September 15, 2006 at 11:24 PM · I have a violin bow made by John A. Bolander with a mountain mahogany frog that I bought for way too much money, but that I really like. Does anyone else of a Bolander bow or know anything about him?

Replies (4)

September 16, 2006 at 02:44 PM · they are quite "underwhelming" if you know what I mean.

The current crop of Award Winning Makers are by far more superior.

September 17, 2006 at 02:50 AM · My wife and her mother both bought Bolander bows when living in the San Francisco Bay area. His bows were quite popular there at one time - you could spot them easily in an orchestra from the characteristic mountain mahogany frogs.

Typically, he put serial numbers on both the inside of the frog and the tip, I think. My wife's is #1140. She paid $200 for it in 1976, buying it from Hank Lanini (see below). Ah, the good old days ... -)

My wife says he worked closely with the violin maker Hank Lanini from San Jose (son of Alfred Lanini, also a violin maker).
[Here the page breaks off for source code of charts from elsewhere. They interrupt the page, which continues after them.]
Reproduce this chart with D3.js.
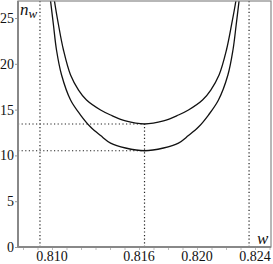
<!DOCTYPE html>
<html>
<head>
<meta charset="utf-8">
<script src="https://cdn.jsdelivr.net/npm/d3@7"></script>
<style>
  body { margin: 0; background: #fff; }
  svg { display: block; }
  svg text { font-family: "Liberation Serif", "DejaVu Serif", serif; fill: #111; }
</style>
</head>
<body>
<div id="chart"></div>
<script>
const W = 273, H = 264;
const margin = {left: 18, right: 2, top: 1, bottom: 17};

// axis ticks
const xTicks = [0.810, 0.816, 0.820, 0.824];
const yTicks = [0, 5, 10, 15, 20, 25];

// upper curve (n_w vs w)
const outerW = [0.81004, 0.81017, 0.81045, 0.81079, 0.81128, 0.81183, 0.81238, 0.81335, 0.81404, 0.81507,
                0.81638, 0.81769, 0.81872, 0.81941, 0.82038, 0.82095, 0.82152, 0.82203, 0.82238, 0.82268, 0.82282];
const outerN = [28.5, 26.86, 24.24, 21.51, 18.78, 17.14, 16.05, 14.96, 14.41, 13.76,
                13.43, 13.76, 14.41, 14.96, 16.05, 17.14, 18.78, 21.51, 24.24, 26.86, 28.5];

// lower curve
const innerW = [0.80976, 0.80990, 0.81010, 0.81031, 0.81066, 0.81128, 0.81197, 0.81266, 0.81335, 0.81404, 0.81507,
                0.81638, 0.81769, 0.81872, 0.81941, 0.82010, 0.82079, 0.82148, 0.82213, 0.82248, 0.82270, 0.82290, 0.82304];
const innerN = [28.5, 26.86, 24.24, 21.51, 18.78, 16.05, 14.41, 13.10, 12.17, 11.35, 10.81,
                10.51, 10.81, 11.35, 12.17, 13.10, 14.41, 16.05, 18.78, 21.51, 24.24, 26.86, 28.5];

// dotted guides
const vGuides = [0.80917, 0.82359];      // full height
const wMin = 0.81638;                    // minimum position
const nMins = [13.43, 10.51];            // minimum values

const x = d3.scaleLinear().domain([0.807655, 0.825103]).range([margin.left, W - margin.right]);
const y = d3.scaleLinear().domain([0, 26.86]).range([H - margin.bottom, margin.top]);

const svg = d3.select('#chart').append('svg')
  .attr('width', W)
  .attr('height', H);

svg.append('clipPath').attr('id', 'clip')
  .append('rect')
  .attr('x', margin.left).attr('y', margin.top)
  .attr('width', W - margin.left - margin.right)
  .attr('height', H - margin.top - margin.bottom);

const dots = {stroke: '#222', 'stroke-width': 1.2, 'stroke-dasharray': '1.2,2.4', fill: 'none'};
function style(sel, o) { Object.entries(o).forEach(([k, v]) => sel.attr(k, v)); return sel; }

// guides
const g = svg.append('g').attr('clip-path', 'url(#clip)');
vGuides.forEach(v => {
  style(g.append('line'), dots)
    .attr('x1', x(v)).attr('x2', x(v))
    .attr('y1', y(0)).attr('y2', margin.top);
});
style(g.append('line'), dots)
  .attr('x1', x(wMin)).attr('x2', x(wMin))
  .attr('y1', y(0)).attr('y2', y(nMins[0]));
nMins.forEach(n => {
  style(g.append('line'), dots)
    .attr('x1', margin.left).attr('x2', x(wMin))
    .attr('y1', y(n)).attr('y2', y(n));
});

// curves
const line = d3.line()
  .x(d => x(d[0]))
  .y(d => y(d[1]))
  .curve(d3.curveCatmullRom.alpha(0.5));

[[outerW, outerN], [innerW, innerN]].forEach(([ws, ns]) => {
  g.append('path')
    .datum(ws.map((w, i) => [w, ns[i]]))
    .attr('d', line)
    .attr('fill', 'none')
    .attr('stroke', '#111')
    .attr('stroke-width', 1.3);
});

// axes
const xAxis = svg.append('g')
  .attr('transform', `translate(0,${y(0)})`)
  .call(d3.axisBottom(x).tickValues(d3.range(0.808, 0.8255, 0.001)).tickSize(3).tickFormat(''));
xAxis.selectAll('line').attr('stroke', '#bbb');
xAxis.select('.domain').remove();

svg.selectAll('text.xt')
  .data(xTicks)
  .enter()
  .append('text')
  .attr('class', 'xt')
  .attr('x', d => x(d))
  .attr('y', H - 3)
  .attr('text-anchor', 'middle')
  .style('font-size', '14px')
  .text(d => d3.format('.3f')(d));

const yAxis = svg.append('g')
  .attr('transform', `translate(${margin.left},0)`)
  .call(d3.axisLeft(y).tickValues(yTicks).tickSize(3).tickFormat(''));
yAxis.selectAll('line').attr('stroke', '#999');
yAxis.select('.domain').remove();

svg.selectAll('text.yt')
  .data(yTicks)
  .enter()
  .append('text')
  .attr('class', 'yt')
  .attr('x', 14)
  .attr('y', d => y(d) + 5)
  .attr('text-anchor', 'end')
  .style('font-size', '14px')
  .text(d => d);

// frame
svg.append('rect')
  .attr('x', margin.left).attr('y', margin.top)
  .attr('width', W - margin.left - margin.right)
  .attr('height', H - margin.top - margin.bottom)
  .attr('fill', 'none')
  .attr('stroke', '#888')
  .attr('stroke-width', 1.2);
svg.append('line')
  .attr('x1', margin.left).attr('x2', margin.left)
  .attr('y1', margin.top).attr('y2', y(0))
  .attr('stroke', '#888').attr('stroke-width', 2);
svg.append('line')
  .attr('x1', margin.left).attr('x2', W - margin.right)
  .attr('y1', y(0)).attr('y2', y(0))
  .attr('stroke', '#888').attr('stroke-width', 2);

// axis titles
const ny = svg.append('text')
  .attr('x', 20).attr('y', 15)
  .style('font-style', 'italic')
  .style('font-size', '17px');
ny.append('tspan').text('n');
ny.append('tspan').attr('dy', 3).style('font-size', '13px').text('w');

svg.append('text')
  .attr('x', 257).attr('y', 244)
  .style('font-style', 'italic')
  .style('font-size', '17px')
  .text('w');
</script>
</body>
</html>
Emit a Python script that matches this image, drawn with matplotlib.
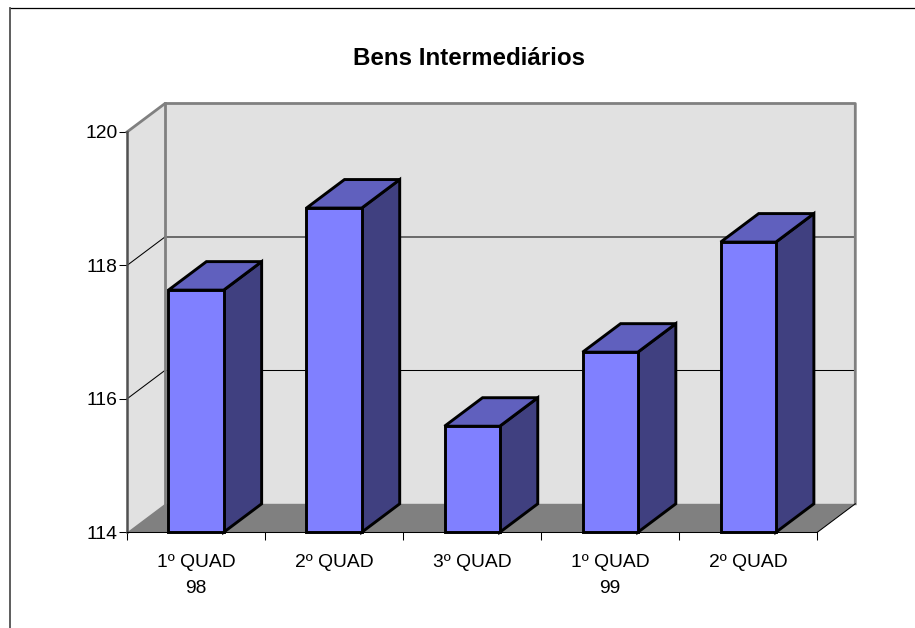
import matplotlib
matplotlib.use("Agg")
import matplotlib.pyplot as plt
from matplotlib.patches import Polygon

plt.rcParams['font.family'] = ['Liberation Sans', 'DejaVu Sans']

title = "Bens Intermediários"
categories = ["1º QUAD\n98", "2º QUAD", "3º QUAD", "1º QUAD\n99", "2º QUAD"]
values = [117.63, 118.86, 115.59, 116.70, 118.35]
y_ticks = [114, 116, 118, 120]

W, H = 915, 628
fig = plt.figure(figsize=(W / 100, H / 100), dpi=100, facecolor='white')

# front plane of the 3-D box, in pixels
L, R, T, B = 127, 817.3, 132, 532.3
ax = fig.add_axes([L / W, 1 - B / H, (R - L) / W, (B - T) / H])
ax.set_xlim(0, 5)
ax.set_ylim(114, 120)
ax.patch.set_visible(False)

# depth offset in data units
DX = 38 / ((R - L) / 5)
DY = 28.5 / ((B - T) / 6)
BAR = 0.4

WALL = '#E1E1E1'
FLOOR = '#808080'
EDGE = '#808080'
FRONT = '#8080FF'
TOP = '#6060BE'
SIDE = '#404080'


def poly(pts, fc, z, ec='none', lw=0):
    ax.add_patch(Polygon(pts, closed=True, facecolor=fc, edgecolor=ec, linewidth=lw,
                         zorder=z, clip_on=False, joinstyle='miter'))


def line(xs, ys, color, lw, z):
    ax.plot(xs, ys, color=color, lw=lw, zorder=z, clip_on=False, solid_capstyle='projecting')


y0, y1 = y_ticks[0], y_ticks[-1]
# walls and floor
poly([(DX, y0 + DY), (5 + DX, y0 + DY), (5 + DX, y1 + DY), (DX, y1 + DY)], WALL, 1)
poly([(0, y0), (DX, y0 + DY), (DX, y1 + DY), (0, y1)], WALL, 1)
poly([(0, y0), (5, y0), (5 + DX, y0 + DY), (DX, y0 + DY)], FLOOR, 1)

# gridlines
for v in y_ticks[1:-1]:
    c = '#606060' if v == 118 else 'black'
    w = 1.3 if v == 118 else 0.75
    line([DX, 5 + DX], [v + DY, v + DY], c, w, 2)
    line([0, DX], [v, v + DY], 'black', 0.75, 2)

# wall edges
line([0, DX, 5 + DX, 5 + DX], [y1, y1 + DY, y1 + DY, y0 + DY], EDGE, 2, 2)
line([DX, DX], [y1 + DY, y0 + DY], EDGE, 2, 2)
line([5, 5 + DX], [y0, y0 + DY], 'black', 0.75, 2)

# bars
for i, v in enumerate(values):
    x0 = i + 0.5 - BAR / 2
    x1 = x0 + BAR
    z = 3
    poly([(x1, y0), (x1 + DX, y0 + DY), (x1 + DX, v + DY), (x1, v)], SIDE, z, 'black', 2.1)
    poly([(x0, v), (x1, v), (x1 + DX, v + DY), (x0 + DX, v + DY)], TOP, z, 'black', 2.1)
    poly([(x0, y0), (x1, y0), (x1, v), (x0, v)], FRONT, z, 'black', 2.1)

# axes
for s in ('top', 'right'):
    ax.spines[s].set_visible(False)
ax.spines['left'].set_color('#505050')
ax.spines['left'].set_linewidth(1.8)
ax.spines['bottom'].set_color('black')
ax.spines['bottom'].set_linewidth(0.75)
ax.spines['left'].set_zorder(2.5)
ax.spines['bottom'].set_zorder(2.5)

ax.set_yticks(y_ticks)
ax.set_xticks(range(6))
ax.set_xticklabels([])
ax.set_xticks([i + 0.5 for i in range(5)], labels=categories, minor=True)
ax.tick_params(axis='y', length=5.5, width=0.75, labelsize=13.9, pad=1.2)
ax.tick_params(axis='x', which='major', length=5.5, width=0.75)
ax.tick_params(axis='x', which='minor', length=0, labelsize=13.9, pad=15.7)
for t in ax.get_xticklabels(minor=True):
    t.set_linespacing(1.65)

fig.text(468.5 / W, 1 - 58.5 / H, title, ha='center', va='center', fontsize=17.4, fontweight='bold')

# outer chart frame (top and left edges)
fig.add_artist(plt.Line2D([9.5 / W, 1], [1 - 7.5 / H, 1 - 7.5 / H], color='black', lw=0.9))
fig.add_artist(plt.Line2D([10 / W, 10 / W], [0, 1 - 7.5 / H], color='#505050', lw=1.3))

fig.savefig('out.png', dpi=100, facecolor='white')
My memory is that he lived a long life, but I can't quickly find information on how long he lived.

A net search for his name yields the name of an archive:

John A. Bolander Bow-Making Archive (San Mateo, California)

Perhaps you could find out more there.

He wrote a booK:

"Bow Making: 1000 Bows and a Tribute"

which is well-respected from what I hear. Still very available; do a net search and it'll turn up.

Tarisio's archives have some auction results, I think.

Enjoy the bow!

Larry Samuels

Addition: If you can get the journal for the Violin Society of America, Volume 4 #2 from Spring 1978, there's an interview with Bolander by Salchow, on pages 43-65. My local university library has the VSA journal, so look around. I recall reading it and enjoying the interview.

August 1, 2016 at 03:36 AM · Mine is perfectly good! I'm no expert and not a professional player, but it's good in the hand.

August 1, 2016 at 09:29 PM · I have a Bolander bow also, made in the 1960s, which I like very much. I bought it about 15 years ago. It's a heavy looking octagonal bow, but actually weighs in at 61 grams, plays beautifully, and draws a rich warm sound. Sounds especially good with my 1880 German violin. The mountain mahogany frog with silver mountings is striking and stands out from the crowd. Ivory tip and genuine whalebone winding with excellent quality pernambuco. These bows have real historical interest, since Bolander was the first American-born bow-maker. His work has been considered somewhat eccentric in appearance, but Jaak Liivoja-Lorius, an authority on the history of bow-making, believed that that Bolander would eventually be better recognized for his role and the undeniable originality of his work. Bolander who was born in 1890, acted in vaudeville before turning to bow making, and lived to be over 100 years old.